Investigation of Manipulated Interface in Conventional Electrolytes for Rechargeable Magnesium Battery Application

Abstract

Conventional electrolytes made by mixing simple Mg2+ salts and aprotic solvents, analogous to those in Li-ion batteries, are incompatible with Mg anodes because Mg metal readily reacts with such electrolytes, producing a passivation layer which blocks Mg2+ cation transport.
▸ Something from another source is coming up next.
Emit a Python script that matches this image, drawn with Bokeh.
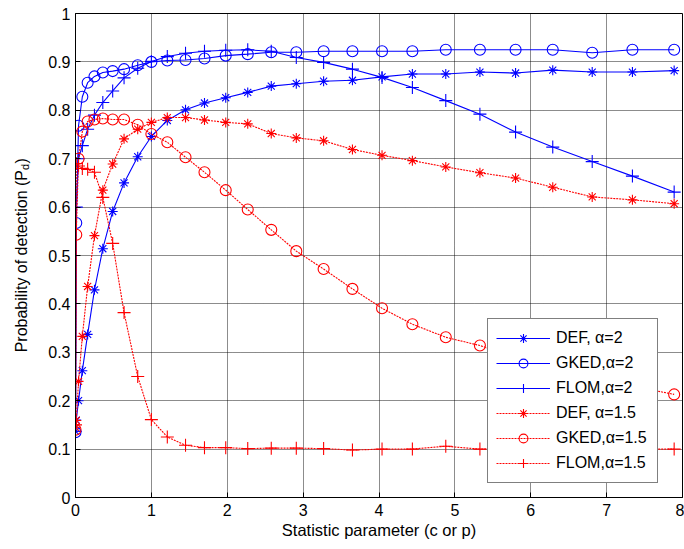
import math
from bokeh.plotting import figure
from bokeh.models import FixedTicker, Label, Legend
from bokeh.layouts import row
from bokeh.embed import file_html
from bokeh.resources import INLINE

# ---- data ----
x_vals = [0, 0.01, 0.04, 0.09, 0.16, 0.25, 0.36, 0.49, 0.64, 0.82, 1.0, 1.21, 1.45,
          1.70, 1.98, 2.27, 2.58, 2.91, 3.27, 3.65, 4.04, 4.44, 4.88, 5.33, 5.80,
          6.29, 6.81, 7.34, 7.89]

def_a2 = [0.137, 0.16, 0.20, 0.262, 0.337, 0.429, 0.514, 0.591, 0.650, 0.704, 0.746,
          0.779, 0.801, 0.815, 0.826, 0.837, 0.850, 0.855, 0.860, 0.862, 0.869, 0.875,
          0.875, 0.879, 0.877, 0.883, 0.879, 0.879, 0.882]
gked_a2 = [0.135, 0.567, 0.768, 0.828, 0.857, 0.870, 0.878, 0.881, 0.885, 0.893, 0.900,
           0.903, 0.904, 0.907, 0.913, 0.916, 0.920, 0.920, 0.922, 0.922, 0.922, 0.922,
           0.925, 0.925, 0.925, 0.925, 0.919, 0.925, 0.925]
flom_a2 = [0.137, 0.60, 0.70, 0.727, 0.761, 0.79, 0.816, 0.840, 0.867, 0.887, 0.901,
           0.911, 0.918, 0.922, 0.924, 0.925, 0.922, 0.909, 0.899, 0.885, 0.868, 0.847,
           0.820, 0.792, 0.755, 0.724, 0.694, 0.664, 0.631]
def_a15 = [0.145, 0.159, 0.24, 0.333, 0.436, 0.541, 0.635, 0.689, 0.741, 0.761, 0.775,
           0.785, 0.785, 0.780, 0.775, 0.772, 0.752, 0.743, 0.737, 0.719, 0.707, 0.696,
           0.683, 0.671, 0.660, 0.641, 0.621, 0.615, 0.607]
gked_a15 = [0.14, 0.543, 0.70, 0.756, 0.777, 0.781, 0.783, 0.781, 0.781, 0.770, 0.751,
            0.734, 0.703, 0.672, 0.635, 0.595, 0.553, 0.509, 0.472, 0.431, 0.391, 0.358,
            0.331, 0.314, 0.29, 0.27, 0.25, 0.23, 0.213]
flom_a15 = [0.15, 0.69, 0.685, 0.68, 0.678, 0.672, 0.62, 0.525, 0.382, 0.25, 0.161,
            0.125, 0.108, 0.103, 0.103, 0.101, 0.102, 0.102, 0.101, 0.098, 0.10, 0.10,
            0.106, 0.10, 0.10, 0.10, 0.10, 0.10, 0.10]

series_labels = ["DEF, \u03b1=2", "GKED,\u03b1=2", "FLOM,\u03b1=2",
                 "DEF, \u03b1=1.5", "GKED,\u03b1=1.5", "FLOM,\u03b1=1.5"]

x_ticks = [0, 1, 2, 3, 4, 5, 6, 7, 8]
y_ticks = [0, 0.1, 0.2, 0.3, 0.4, 0.5, 0.6, 0.7, 0.8, 0.9, 1]
y_tick_labels = ["0", "0.1", "0.2", "0.3", "0.4", "0.5", "0.6", "0.7", "0.8", "0.9", "1"]

FONT = "Liberation Sans"
BLUE = "#0000FF"
RED = "#FF0000"
LEFT_W = 40

p = figure(width=684 - LEFT_W, height=549, output_backend="svg", toolbar_location=None,
           x_range=(0, 8), y_range=(0, 1),
           min_border_left=75 - LEFT_W, min_border_right=2, min_border_top=13,
           min_border_bottom=52)
p.background_fill_color = "white"
p.border_fill_color = "white"
p.outline_line_color = "black"
p.outline_line_width = 1
p.outline_line_alpha = 1

p.xaxis.ticker = FixedTicker(ticks=x_ticks)
p.yaxis.ticker = FixedTicker(ticks=y_ticks)
p.yaxis.major_label_overrides = {t: s for t, s in zip(y_ticks, y_tick_labels)}
p.xaxis.major_label_overrides = {t: str(t) for t in x_ticks}

for ax in (p.xaxis, p.yaxis):
    ax.axis_line_color = "black"
    ax.axis_line_width = 1
    ax.major_tick_in = 5
    ax.major_tick_out = 0
    ax.minor_tick_line_color = None
    ax.major_tick_line_color = "black"
    ax.major_label_text_font = FONT
    ax.major_label_text_font_size = "16px"
    ax.major_label_text_color = "black"
    ax.axis_label_text_font = FONT
    ax.axis_label_text_font_size = "16.5px"
    ax.axis_label_text_font_style = "normal"
    ax.axis_label_text_color = "black"

p.xaxis.axis_label = "Statistic parameter (c or p)"
p.xaxis.major_label_standoff = 6
p.xaxis.axis_label_standoff = 2
p.yaxis.major_label_standoff = 5

for g in (p.xgrid, p.ygrid):
    g.grid_line_color = "black"
    g.grid_line_dash = "1 1"
    g.grid_line_alpha = 0.9
    g.grid_line_width = 1

series = [
    (def_a2, BLUE, "asterisk", "solid", series_labels[0], 10),
    (gked_a2, BLUE, "circle", "solid", series_labels[1], 11),
    (flom_a2, BLUE, "cross", "solid", series_labels[2], 13),
    (def_a15, RED, "asterisk", "2 1", series_labels[3], 10),
    (gked_a15, RED, "circle", "2 1", series_labels[4], 11),
    (flom_a15, RED, "cross", "2 1", series_labels[5], 13),
]

items = []
for ys, col, mk, dash, lab, sz in series:
    r1 = p.line(x_vals, ys, line_color=col, line_width=1.1, line_dash=dash)
    r2 = p.scatter(x_vals, ys, marker=mk, size=sz, line_color=col, fill_color=None,
                   line_width=1.1)
    items.append((lab, [r1, r2]))

legend = Legend(items=items, location=(412, 14))
legend.label_text_font = FONT
legend.label_text_font_size = "16px"
legend.label_text_color = "black"
legend.border_line_color = "black"
legend.border_line_width = 1
legend.background_fill_color = "white"
legend.background_fill_alpha = 1
legend.glyph_width = 54
legend.glyph_height = 22
legend.label_height = 22
legend.label_standoff = 6
legend.label_width = 93
legend.spacing = 3
legend.padding = 8
legend.margin = 0
p.add_layout(legend, "center")

# ---- narrow strip on the left holding the y-axis label (with subscript) ----
lf = figure(width=LEFT_W, height=549, output_backend="svg", toolbar_location=None,
            x_range=(0, 1), y_range=(0, 1), min_border=0,
            x_axis_location=None, y_axis_location=None)
lf.grid.visible = False
lf.outline_line_color = None
lf.background_fill_color = "white"
lf.border_fill_color = "white"

# the strip's frame is aligned with the main frame (page y 13..497)
Y_END = 497 - 169.5
main_txt = "Probability of detection (P"
lab_main = Label(x=21, y=Y_END, x_units="screen", y_units="screen", text=main_txt,
                 angle=math.pi / 2, text_align="right", text_baseline="alphabetic",
                 text_font=FONT, text_font_size="16px", text_color="black")
lab_sub = Label(x=24, y=Y_END, x_units="screen", y_units="screen", text="d",
                angle=math.pi / 2, text_align="left", text_baseline="alphabetic",
                text_font=FONT, text_font_size="11px", text_color="black")
lab_close = Label(x=21, y=Y_END + 6.5, x_units="screen", y_units="screen", text=")",
                  angle=math.pi / 2, text_align="left", text_baseline="alphabetic",
                  text_font=FONT, text_font_size="16px", text_color="black")
for l in (lab_main, lab_sub, lab_close):
    lf.add_layout(l)

layout = row(lf, p, spacing=0)
open("out.html", "w").write(file_html(layout, INLINE))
Here, we report that, through tuning a conventional electrolyte—Mg(TFSI)2 (TFSI- is N(SO2CF3)2 -) with an Mg(BH4)2 additive—highly reversible Mg plating/stripping with high coulombic efficiency close to 100% is achievable, by decoupling the interaction between Mg2+ and TFSI- and enhanced reductive stability of free TFSI-. A critical adsorption step between the Mg0 atoms and active Mg cation clusters involving BH4 - anions is demonstrated on evolving electrified interface based upon analysis of distribution of relaxation times (DRT) from operando electrochemical impedance spectroscopy (EIS), operando electrochemical X-ray absorption spectroscopy (XAS), nuclear magnetic resonance (NMR), and density functional theory (DFT) calculations. This study suggests a new approach for developing advanced electrolytes and provides an in-operando analysis kit of probing electrified interfaces with adsorption of active Mg cation clusters for rechargeable Mg batteries.